All the data below goes into the copy word for word, but the pictures don't.

# START OF Data excerpt

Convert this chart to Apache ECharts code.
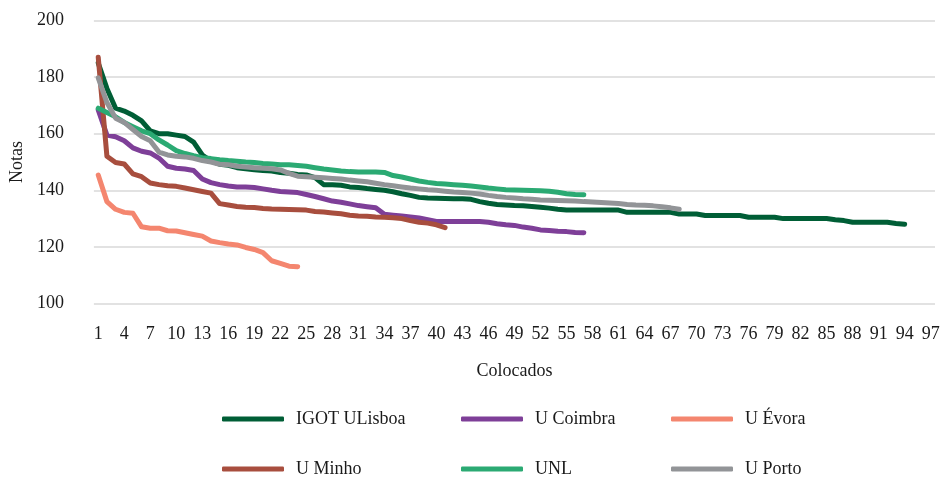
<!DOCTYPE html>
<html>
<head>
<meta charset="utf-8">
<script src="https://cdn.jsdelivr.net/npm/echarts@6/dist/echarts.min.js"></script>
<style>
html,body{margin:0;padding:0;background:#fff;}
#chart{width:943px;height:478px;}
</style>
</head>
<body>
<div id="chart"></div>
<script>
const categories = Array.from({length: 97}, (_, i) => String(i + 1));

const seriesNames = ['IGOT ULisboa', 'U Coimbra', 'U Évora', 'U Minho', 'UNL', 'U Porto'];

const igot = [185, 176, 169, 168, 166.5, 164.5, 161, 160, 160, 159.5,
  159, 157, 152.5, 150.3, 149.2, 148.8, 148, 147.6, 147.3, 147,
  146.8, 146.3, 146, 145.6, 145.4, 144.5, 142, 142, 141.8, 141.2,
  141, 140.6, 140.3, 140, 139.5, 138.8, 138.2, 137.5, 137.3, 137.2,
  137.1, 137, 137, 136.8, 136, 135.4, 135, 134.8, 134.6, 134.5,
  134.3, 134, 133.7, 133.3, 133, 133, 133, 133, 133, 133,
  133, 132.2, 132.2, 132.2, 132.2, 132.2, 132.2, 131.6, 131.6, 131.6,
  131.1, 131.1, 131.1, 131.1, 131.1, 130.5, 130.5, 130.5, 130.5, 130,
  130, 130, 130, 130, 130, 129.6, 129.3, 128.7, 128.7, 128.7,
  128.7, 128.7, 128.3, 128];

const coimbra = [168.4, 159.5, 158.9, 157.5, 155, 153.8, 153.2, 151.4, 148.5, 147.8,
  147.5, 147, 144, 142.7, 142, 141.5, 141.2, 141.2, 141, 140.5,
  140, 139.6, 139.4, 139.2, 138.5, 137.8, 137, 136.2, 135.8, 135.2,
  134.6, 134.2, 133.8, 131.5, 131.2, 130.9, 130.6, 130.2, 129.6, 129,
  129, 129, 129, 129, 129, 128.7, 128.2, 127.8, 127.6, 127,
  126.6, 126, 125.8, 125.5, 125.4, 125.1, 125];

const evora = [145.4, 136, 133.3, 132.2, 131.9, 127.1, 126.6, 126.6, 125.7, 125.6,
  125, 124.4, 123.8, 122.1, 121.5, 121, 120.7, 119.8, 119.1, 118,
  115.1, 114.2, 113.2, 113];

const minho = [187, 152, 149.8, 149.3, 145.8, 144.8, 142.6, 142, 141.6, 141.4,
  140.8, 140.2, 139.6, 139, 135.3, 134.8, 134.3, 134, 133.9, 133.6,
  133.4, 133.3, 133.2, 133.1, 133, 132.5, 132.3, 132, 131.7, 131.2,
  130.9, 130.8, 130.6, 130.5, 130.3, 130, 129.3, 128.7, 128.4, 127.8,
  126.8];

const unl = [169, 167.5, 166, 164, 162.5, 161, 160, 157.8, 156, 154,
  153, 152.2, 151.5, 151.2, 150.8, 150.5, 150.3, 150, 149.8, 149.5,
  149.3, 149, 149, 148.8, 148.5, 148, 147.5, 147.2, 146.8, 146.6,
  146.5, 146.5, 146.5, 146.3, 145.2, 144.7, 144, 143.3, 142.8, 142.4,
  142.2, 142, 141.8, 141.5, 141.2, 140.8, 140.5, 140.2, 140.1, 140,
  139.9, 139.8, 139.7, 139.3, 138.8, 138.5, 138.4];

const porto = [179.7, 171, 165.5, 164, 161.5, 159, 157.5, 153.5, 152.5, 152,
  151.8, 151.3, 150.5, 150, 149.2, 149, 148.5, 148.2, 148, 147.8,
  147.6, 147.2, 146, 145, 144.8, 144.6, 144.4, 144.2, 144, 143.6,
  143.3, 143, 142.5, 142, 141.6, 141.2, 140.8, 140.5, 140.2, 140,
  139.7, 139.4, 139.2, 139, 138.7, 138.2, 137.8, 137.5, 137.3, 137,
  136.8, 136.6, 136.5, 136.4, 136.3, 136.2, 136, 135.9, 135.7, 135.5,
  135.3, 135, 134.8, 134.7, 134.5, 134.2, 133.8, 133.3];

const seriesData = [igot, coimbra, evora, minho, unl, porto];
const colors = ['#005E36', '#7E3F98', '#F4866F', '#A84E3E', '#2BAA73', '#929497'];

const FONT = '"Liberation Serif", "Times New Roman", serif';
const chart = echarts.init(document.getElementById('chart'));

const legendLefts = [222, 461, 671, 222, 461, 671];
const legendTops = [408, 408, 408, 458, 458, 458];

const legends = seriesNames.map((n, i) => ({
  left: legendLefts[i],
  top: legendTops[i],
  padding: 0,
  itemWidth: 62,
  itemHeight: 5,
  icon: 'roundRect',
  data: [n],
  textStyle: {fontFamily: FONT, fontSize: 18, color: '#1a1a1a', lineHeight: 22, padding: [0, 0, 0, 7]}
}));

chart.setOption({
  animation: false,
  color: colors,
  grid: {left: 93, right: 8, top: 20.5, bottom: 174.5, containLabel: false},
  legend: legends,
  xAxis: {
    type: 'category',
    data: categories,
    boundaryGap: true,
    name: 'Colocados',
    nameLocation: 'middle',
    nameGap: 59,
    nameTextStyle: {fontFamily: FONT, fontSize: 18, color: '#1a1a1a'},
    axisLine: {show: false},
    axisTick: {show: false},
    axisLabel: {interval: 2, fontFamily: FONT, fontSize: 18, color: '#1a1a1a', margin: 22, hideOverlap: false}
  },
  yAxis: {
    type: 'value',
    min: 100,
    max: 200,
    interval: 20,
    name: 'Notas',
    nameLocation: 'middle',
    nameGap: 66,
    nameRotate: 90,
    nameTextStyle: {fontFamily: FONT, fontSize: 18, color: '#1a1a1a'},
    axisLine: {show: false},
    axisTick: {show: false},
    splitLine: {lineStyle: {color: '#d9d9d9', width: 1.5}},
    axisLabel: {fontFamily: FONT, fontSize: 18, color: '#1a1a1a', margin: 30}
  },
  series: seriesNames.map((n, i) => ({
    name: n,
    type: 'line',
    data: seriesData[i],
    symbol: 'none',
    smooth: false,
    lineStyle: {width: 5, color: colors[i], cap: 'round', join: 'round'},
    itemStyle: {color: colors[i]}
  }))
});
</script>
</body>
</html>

# END OF Data excerpt

◆ Output of the exercise
Convert this chart to Apache ECharts code.
<!DOCTYPE html>
<html>
<head>
<meta charset="utf-8">
<script src="https://cdn.jsdelivr.net/npm/echarts@6/dist/echarts.min.js"></script>
<style>
html,body{margin:0;padding:0;background:#fff;}
#chart{width:943px;height:478px;}
</style>
</head>
<body>
<div id="chart"></div>
<script>
const categories = Array.from({length: 97}, (_, i) => String(i + 1));

const seriesNames = ['IGOT ULisboa', 'U Coimbra', 'U Évora', 'U Minho', 'UNL', 'U Porto'];

const igot = [185, 176, 169, 168, 166.5, 164.5, 161, 160, 160, 159.5,
  159, 157, 152.5, 150.3, 149.2, 148.8, 148, 147.6, 147.3, 147,
  146.8, 146.3, 146, 145.6, 145.4, 144.5, 142, 142, 141.8, 141.2,
  141, 140.6, 140.3, 140, 139.5, 138.8, 138.2, 137.5, 137.3, 137.2,
  137.1, 137, 137, 136.8, 136, 135.4, 135, 134.8, 134.6, 134.5,
  134.3, 134, 133.7, 133.3, 133, 133, 133, 133, 133, 133,
  133, 132.2, 132.2, 132.2, 132.2, 132.2, 132.2, 131.6, 131.6, 131.6,
  131.1, 131.1, 131.1, 131.1, 131.1, 130.5, 130.5, 130.5, 130.5, 130,
  130, 130, 130, 130, 130, 129.6, 129.3, 128.7, 128.7, 128.7,
  128.7, 128.7, 128.3, 128];

const coimbra = [168.4, 159.5, 158.9, 157.5, 155, 153.8, 153.2, 151.4, 148.5, 147.8,
  147.5, 147, 144, 142.7, 142, 141.5, 141.2, 141.2, 141, 140.5,
  140, 139.6, 139.4, 139.2, 138.5, 137.8, 137, 136.2, 135.8, 135.2,
  134.6, 134.2, 133.8, 131.5, 131.2, 130.9, 130.6, 130.2, 129.6, 129,
  129, 129, 129, 129, 129, 128.7, 128.2, 127.8, 127.6, 127,
  126.6, 126, 125.8, 125.5, 125.4, 125.1, 125];

const evora = [145.4, 136, 133.3, 132.2, 131.9, 127.1, 126.6, 126.6, 125.7, 125.6,
  125, 124.4, 123.8, 122.1, 121.5, 121, 120.7, 119.8, 119.1, 118,
  115.1, 114.2, 113.2, 113];

const minho = [187, 152, 149.8, 149.3, 145.8, 144.8, 142.6, 142, 141.6, 141.4,
  140.8, 140.2, 139.6, 139, 135.3, 134.8, 134.3, 134, 133.9, 133.6,
  133.4, 133.3, 133.2, 133.1, 133, 132.5, 132.3, 132, 131.7, 131.2,
  130.9, 130.8, 130.6, 130.5, 130.3, 130, 129.3, 128.7, 128.4, 127.8,
  126.8];

const unl = [169, 167.5, 166, 164, 162.5, 161, 160, 157.8, 156, 154,
  153, 152.2, 151.5, 151.2, 150.8, 150.5, 150.3, 150, 149.8, 149.5,
  149.3, 149, 149, 148.8, 148.5, 148, 147.5, 147.2, 146.8, 146.6,
  146.5, 146.5, 146.5, 146.3, 145.2, 144.7, 144, 143.3, 142.8, 142.4,
  142.2, 142, 141.8, 141.5, 141.2, 140.8, 140.5, 140.2, 140.1, 140,
  139.9, 139.8, 139.7, 139.3, 138.8, 138.5, 138.4];

const porto = [179.7, 171, 165.5, 164, 161.5, 159, 157.5, 153.5, 152.5, 152,
  151.8, 151.3, 150.5, 150, 149.2, 149, 148.5, 148.2, 148, 147.8,
  147.6, 147.2, 146, 145, 144.8, 144.6, 144.4, 144.2, 144, 143.6,
  143.3, 143, 142.5, 142, 141.6, 141.2, 140.8, 140.5, 140.2, 140,
  139.7, 139.4, 139.2, 139, 138.7, 138.2, 137.8, 137.5, 137.3, 137,
  136.8, 136.6, 136.5, 136.4, 136.3, 136.2, 136, 135.9, 135.7, 135.5,
  135.3, 135, 134.8, 134.7, 134.5, 134.2, 133.8, 133.3];

const seriesData = [igot, coimbra, evora, minho, unl, porto];
const colors = ['#005E36', '#7E3F98', '#F4866F', '#A84E3E', '#2BAA73', '#929497'];

const FONT = '"Liberation Serif", "Times New Roman", serif';
const chart = echarts.init(document.getElementById('chart'));

const legendLefts = [222, 461, 671, 222, 461, 671];
const legendTops = [408, 408, 408, 458, 458, 458];

const legends = seriesNames.map((n, i) => ({
  left: legendLefts[i],
  top: legendTops[i],
  padding: 0,
  itemWidth: 62,
  itemHeight: 5,
  icon: 'roundRect',
  data: [n],
  textStyle: {fontFamily: FONT, fontSize: 18, color: '#1a1a1a', lineHeight: 22, padding: [0, 0, 0, 7]}
}));

chart.setOption({
  animation: false,
  color: colors,
  grid: {left: 93, right: 8, top: 20.5, bottom: 174.5, containLabel: false},
  legend: legends,
  xAxis: {
    type: 'category',
    data: categories,
    boundaryGap: true,
    name: 'Colocados',
    nameLocation: 'middle',
    nameGap: 59,
    nameTextStyle: {fontFamily: FONT, fontSize: 18, color: '#1a1a1a'},
    axisLine: {show: false},
    axisTick: {show: false},
    axisLabel: {interval: 2, fontFamily: FONT, fontSize: 18, color: '#1a1a1a', margin: 22, hideOverlap: false}
  },
  yAxis: {
    type: 'value',
    min: 100,
    max: 200,
    interval: 20,
    name: 'Notas',
    nameLocation: 'middle',
    nameGap: 66,
    nameRotate: 90,
    nameTextStyle: {fontFamily: FONT, fontSize: 18, color: '#1a1a1a'},
    axisLine: {show: false},
    axisTick: {show: false},
    splitLine: {lineStyle: {color: '#d9d9d9', width: 1.5}},
    axisLabel: {fontFamily: FONT, fontSize: 18, color: '#1a1a1a', margin: 30}
  },
  series: seriesNames.map((n, i) => ({
    name: n,
    type: 'line',
    data: seriesData[i],
    symbol: 'none',
    smooth: false,
    lineStyle: {width: 5, color: colors[i], cap: 'round', join: 'round'},
    itemStyle: {color: colors[i]}
  }))
});
</script>
</body>
</html>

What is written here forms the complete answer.